Duitsland bevriest onder anderen tegoeden van Bank of Syria wiens hoofdzetel in Frankfurt is. De bank besluit daarop deze bevriezing via de rechter aan te vechten. Volgens de Bank of Syria zou de Unie de bevoegdheden dit soort maatregelen op te leggen niet mogen hebben en is artikel 215 VWEU ongeldig.

Wat kan de nationale rechter hier doen?

  1. Via een prejudiciële vraag het EU HvJ verzoeken de geldigheid van artikel 215 lid 2 VWEU te toetsen.
  2. Via een prejudiciële vraag het EU HvJ verzoeken de Duitse uitvoeringsmaatregelen ongeldig te verklaren.
  3. Een prejudiciële vraag stellen over de uitleg van het betreffende artikel 215 lid 2 VWEU indien noodzakelijk om de strijdigheid van de Duitse maatregelen vast te kunnen stellen.
  4. Zelf de geldigheid van artikel 215 lid 2 VWEU toetsen en eventuele ongeldigheid vaststellen.

Vraag 23

Het EU HvJ kan optreden als geschillenbeslechter bij een geschil tussen 2 particulieren.

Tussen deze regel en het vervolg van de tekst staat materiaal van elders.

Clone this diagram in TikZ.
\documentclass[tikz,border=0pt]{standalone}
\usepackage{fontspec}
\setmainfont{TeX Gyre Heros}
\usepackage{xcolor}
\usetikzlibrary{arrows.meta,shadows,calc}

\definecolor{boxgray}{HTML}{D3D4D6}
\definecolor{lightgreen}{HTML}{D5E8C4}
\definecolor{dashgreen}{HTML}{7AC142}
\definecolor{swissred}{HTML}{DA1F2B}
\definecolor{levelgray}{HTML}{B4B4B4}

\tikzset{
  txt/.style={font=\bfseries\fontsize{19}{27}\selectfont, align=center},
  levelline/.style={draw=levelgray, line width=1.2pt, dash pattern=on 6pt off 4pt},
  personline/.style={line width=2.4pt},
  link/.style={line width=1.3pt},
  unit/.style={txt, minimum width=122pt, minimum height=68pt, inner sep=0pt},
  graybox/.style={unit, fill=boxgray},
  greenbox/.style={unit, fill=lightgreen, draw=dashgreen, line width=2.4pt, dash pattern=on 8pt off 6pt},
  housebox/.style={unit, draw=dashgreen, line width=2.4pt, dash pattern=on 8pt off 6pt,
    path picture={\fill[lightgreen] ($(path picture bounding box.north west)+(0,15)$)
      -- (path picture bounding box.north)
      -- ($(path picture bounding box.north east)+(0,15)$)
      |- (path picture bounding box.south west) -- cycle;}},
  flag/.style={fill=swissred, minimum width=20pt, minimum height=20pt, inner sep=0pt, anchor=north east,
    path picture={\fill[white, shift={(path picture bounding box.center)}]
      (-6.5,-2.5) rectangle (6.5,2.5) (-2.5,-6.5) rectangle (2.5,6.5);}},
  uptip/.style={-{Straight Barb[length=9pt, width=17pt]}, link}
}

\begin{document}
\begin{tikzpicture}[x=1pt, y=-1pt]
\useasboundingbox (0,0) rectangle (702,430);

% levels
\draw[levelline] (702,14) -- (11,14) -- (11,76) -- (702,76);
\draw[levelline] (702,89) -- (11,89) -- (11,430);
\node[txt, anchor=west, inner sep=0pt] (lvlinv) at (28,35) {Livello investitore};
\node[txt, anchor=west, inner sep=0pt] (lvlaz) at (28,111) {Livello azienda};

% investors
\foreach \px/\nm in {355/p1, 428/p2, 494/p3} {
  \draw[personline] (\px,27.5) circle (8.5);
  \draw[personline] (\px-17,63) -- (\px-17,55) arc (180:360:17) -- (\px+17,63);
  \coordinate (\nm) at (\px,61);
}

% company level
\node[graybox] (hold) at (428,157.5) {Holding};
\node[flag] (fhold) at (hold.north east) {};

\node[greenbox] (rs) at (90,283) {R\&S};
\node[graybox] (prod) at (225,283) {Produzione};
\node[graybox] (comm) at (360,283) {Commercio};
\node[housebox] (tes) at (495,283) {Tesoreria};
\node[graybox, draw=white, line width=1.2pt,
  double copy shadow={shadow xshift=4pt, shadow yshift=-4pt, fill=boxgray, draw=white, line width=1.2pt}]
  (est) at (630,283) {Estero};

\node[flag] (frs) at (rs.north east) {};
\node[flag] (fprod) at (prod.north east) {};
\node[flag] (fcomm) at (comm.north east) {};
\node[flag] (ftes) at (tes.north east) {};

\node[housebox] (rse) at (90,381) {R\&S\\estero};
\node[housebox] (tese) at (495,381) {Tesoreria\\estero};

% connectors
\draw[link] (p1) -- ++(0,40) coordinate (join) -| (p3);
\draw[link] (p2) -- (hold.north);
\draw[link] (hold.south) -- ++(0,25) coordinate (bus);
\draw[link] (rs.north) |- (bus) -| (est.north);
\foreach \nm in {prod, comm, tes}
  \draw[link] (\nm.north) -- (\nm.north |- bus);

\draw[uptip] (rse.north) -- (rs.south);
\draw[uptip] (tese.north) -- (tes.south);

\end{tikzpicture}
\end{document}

Wanneer zij de nationale rechtsmiddelen uitgeput hebben, kunnen deze particulieren zich in laatste instantie tot het Hof wenden.

  1. Deze stelling klopt.
  2. Deze stelling klopt niet.

Vraag 24

Welke van de onderstaande stellingen over secundair EU-recht is kloppend?

  1. Een besluit kan geen wetgevingshandeling zijn.
  2. Een besluit kan een uitvoeringshandeling zijn.

Vraag 25

Welke Europese instellingen zijn betrokken bij de totstandkoming van Europese wetgeving?

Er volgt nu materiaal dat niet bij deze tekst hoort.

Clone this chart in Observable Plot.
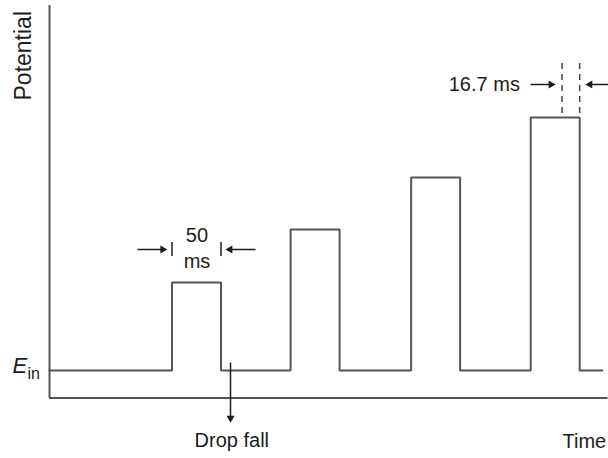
<!DOCTYPE html>
<html><head><meta charset="utf-8">
<script src="https://cdn.jsdelivr.net/npm/d3@7"></script>
<script src="https://cdn.jsdelivr.net/npm/@observablehq/plot@0.6"></script>
<style>body{margin:0;background:#fff}#chart{width:608px;height:458px}</style>
</head><body><div id="chart"></div>
<script>
// Time in ms (origin at the potential axis), potential in arbitrary units above E_in
const pulseStart = [125, 246, 369, 491];
const pulseWidth = 50;
const pulseHeight = [88, 141, 193, 253];
const tEnd = 564;
const axisBottom = -27.5, axisTop = 365, axisRight = 570;

// Annotation values
const widthBars = [125, 175];            // "50 ms" bracket bars
const sampleDash = [523, 541];           // "16.7 ms" sampling window
const dropFallT = 184.7;

const arrowLines = [
  {x1: 89.8, x2: 116, y1: 121, y2: 121},
  {x1: 183, x2: 210.2, y1: 121, y2: 121},
  {x1: 490.8, x2: 512, y1: 286, y2: 286},
  {x1: 551, x2: 575, y1: 286, y2: 286},
  {x1: dropFallT, x2: dropFallT, y1: 8, y2: -47}
];
const arrowHeads = [
  {x: 115.5, y: 121, r: 90},
  {x: 184.2, y: 121, r: -90},
  {x: 511.7, y: 286, r: 90},
  {x: 551.5, y: 286, r: -90},
  {x: dropFallT, y: -47.5, r: 180}
];

const centerLabels = [
  {x: 150.5, y: 129, text: "50"},
  {x: 150.5, y: 103, text: "ms"},
  {x: 186, y: -76.7, text: "Drop fall"}
];
const endLabels = [{x: 480, y: 280, text: "16.7 ms"}];
const startLabels = [{x: 523.5, y: -77, text: "Time"}];

const wave = [{t: 0, v: 0}];
pulseStart.forEach((s, i) => {
  wave.push({t: s, v: 0}, {t: s, v: pulseHeight[i]},
            {t: s + pulseWidth, v: pulseHeight[i]}, {t: s + pulseWidth, v: 0});
});
wave.push({t: tEnd, v: 0});

const font = "Liberation Sans, Arial, Helvetica, sans-serif";
const ink = "#1c1c1c";
const txt = {x: "x", y: "y", text: "text", lineAnchor: "bottom", fontSize: 20, fill: ink};

const chart = Plot.plot({
  width: 608, height: 458,
  margin: 0,
  style: {fontFamily: font, background: "#fff", overflow: "visible"},
  x: {domain: [0, 570], range: [49, 607.6], axis: null},
  y: {domain: [0, 370], range: [370, 0], axis: null},
  marks: [
    Plot.ruleX([0], {y1: axisBottom, y2: axisTop, stroke: "#555", strokeWidth: 2}),
    Plot.ruleY([axisBottom], {x1: 0, x2: axisRight, stroke: "#555", strokeWidth: 2}),
    Plot.line(wave, {x: "t", y: "v", stroke: "#555", strokeWidth: 2, curve: "linear", strokeLinejoin: "miter"}),
    Plot.ruleX(widthBars, {y1: 114, y2: 128, stroke: ink, strokeWidth: 1.5}),
    Plot.ruleX(sampleDash, {y1: 307, y2: pulseHeight[3], stroke: "#444", strokeWidth: 1.5, strokeDasharray: "6,5"}),
    Plot.link(arrowLines, {x1: "x1", y1: "y1", x2: "x2", y2: "y2", stroke: ink, strokeWidth: 1.5}),
    Plot.dot(arrowHeads, {x: "x", y: "y", rotate: "r", symbol: "triangle", r: 3, fill: ink, stroke: "none"}),
    Plot.text(centerLabels, {...txt, textAnchor: "middle"}),
    Plot.text(endLabels, {...txt, textAnchor: "end"}),
    Plot.text(startLabels, {...txt, textAnchor: "start"}),
    Plot.text(["Potential"], {x: -18.4, y: 270, rotate: -90, textAnchor: "start", lineAnchor: "bottom", fontSize: 23, fill: ink}),
    Plot.text(["E"], {x: -37.8, y: -2, textAnchor: "start", lineAnchor: "bottom", fontSize: 22, fontStyle: "italic", fill: ink}),
    Plot.text(["in"], {x: -22.4, y: -8, textAnchor: "start", lineAnchor: "bottom", fontSize: 16, fill: ink})
  ]
});
document.getElementById("chart").appendChild(chart);
</script>
</body></html>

  1. De Commissie samen met de Raad van Europa en het Europees Parlement.
  2. Het Europees Parlement samen met de Europese Raad en de nationale parlementen.
  3. De Europese Raad samen met de Commissie en het Europees Parlement.
  4. De Raad samen met het Europees Parlement en de Commissie.

Vraag 26

Welke van de volgende stellingen betreffende conforme interpretatie is incorrect?

  1. De plicht tot richtlijnconforme interpretatie geldt ook voor richtlijnbepalingen die geen rechtstreekse werking hebben.
  2. Een lagere rechter mag, maar is niet verplicht, nationaal recht conform met EU recht te interpreteren.
  3. Conforme interpretatie verplicht de nationale rechter nooit tot een contra legem interpretatie.
  4. Bij het zoeken naar een conforme interpretatie moet de nationale rechter naar het gehele nationale recht kijken, ook waar dit recht niet tot doel heeft het Europese recht te implementeren.

Vraag 27

Wat zegt Cuyvers in zijn tekst over soevereiniteit met betrekking tot de verhouding tussen de EU en soevereiniteit?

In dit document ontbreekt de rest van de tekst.